At the most basic level, calibration indicates the error of an instrument and measurers for any lack of trueness by comparison against a reference standard and validation stands for a process of testing and documenting.
Many people in the Healthcare and Life Sciences industry know the terms, but not everyone is aware of the differences.
Just a little insight will help you understand the differences between them.
Validation is the documented act of demonstrating that a procedure, process, and activity will consistently produce results meeting predetermined acceptance criteria. Pharma & Biotech’s most common way of establishing evidence or documenting test results is through the implementation of Protocols. Protocols, such as Installation Qualification (IQ), Operational Qualification (OQ) and Performance Qualification (PQ), along with essential design and planning documents such as User Requirement Specification (URS) and Validation Master Plan (VMP) are the building blocks of the validation framework.

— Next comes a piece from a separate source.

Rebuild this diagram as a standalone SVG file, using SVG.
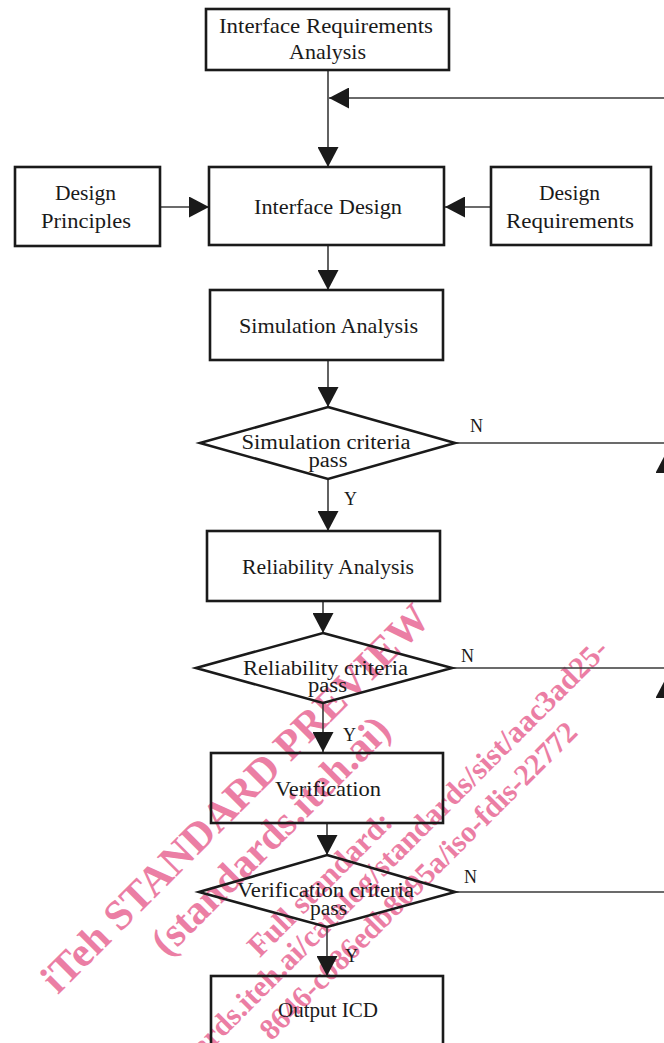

Why is this essential? ‘If it’s not written down, then it didn’t happen!’
The FDA requires establishing documented evidence that a specific process will consistently produce results meeting specifications and quality attributes. Without supporting documentation, one runs the risk of being out of compliance.
Calibration on the other hand specifically refers to measurement devices, instruments and tools that record, monitor, and control environmental conditions or parameters. Calibration can also be defined as a process that demonstrates a particular instrument or device to produce results within specified limits with reference to a traceable standard over a range of parameters. This process also includes the adjustment of an instrument to realign with the acceptable standard.
Taking measurements involving any GxP process requires calibration to ensure the accuracy of the measurement. Instruments that record, monitor, control critical environmental variables require calibration. Instrument calibration must be enforced on a regular basis to ensure reproducible results. GMPs require written procedures for calibrating, inspecting, and checking automated, mechanical, and electronic equipment.
Understanding these generally basic concepts are an integral step to understanding quality assurance and the many different aspects of compliance in the Life Sciences industry. It all might seem like a long, drawn-out process, but there’s a good reason for it. If you can ensure your products perform consistently and meet all the requirements of the industry, the value of both the product and patient safety increases. Along with this increased value comes a greater need to understand that the work we do matters, and that helping Life Science organizations ensure compliance and consistency with current regulations when carrying out commissioning, validation and qualification projects in a safe and efficient manner ultimately leads to saving lives.
Originally published by Network Magazine.
- GMP (Good Manufacturing Practice): A set of regulations ensuring products are produced and controlled according to quality standards.
- Quality-by-Design: A systematic approach to product development that emphasizes product and process understanding and controls.
- Validation: The documented evidence that a specific process, method, or system will consistently produce outcomes that meet predetermined specifications and quality criteria.
- Calibration: The process of comparing the readings of an instrument to a known standard to verify its accuracy, followed by adjustments if necessary.
- Protocols: Defined procedures or sets of instructions for conducting a specific activity or test.
- Installation Qualification (IQ), Operational Qualification (OQ), Performance Qualification (PQ): Standardized tests to validate that equipment and processes operate correctly and yield the expected outcomes.
- User Requirement Specification (URS): A document that describes how a system should perform.
- Validation Master Plan (VMP): A document outlining the principles involved in the qualification of a facility, defining the areas and systems to be validated.
- GxP: A collection of quality guidelines and regulations which ensure that products are safe and fit for their intended use.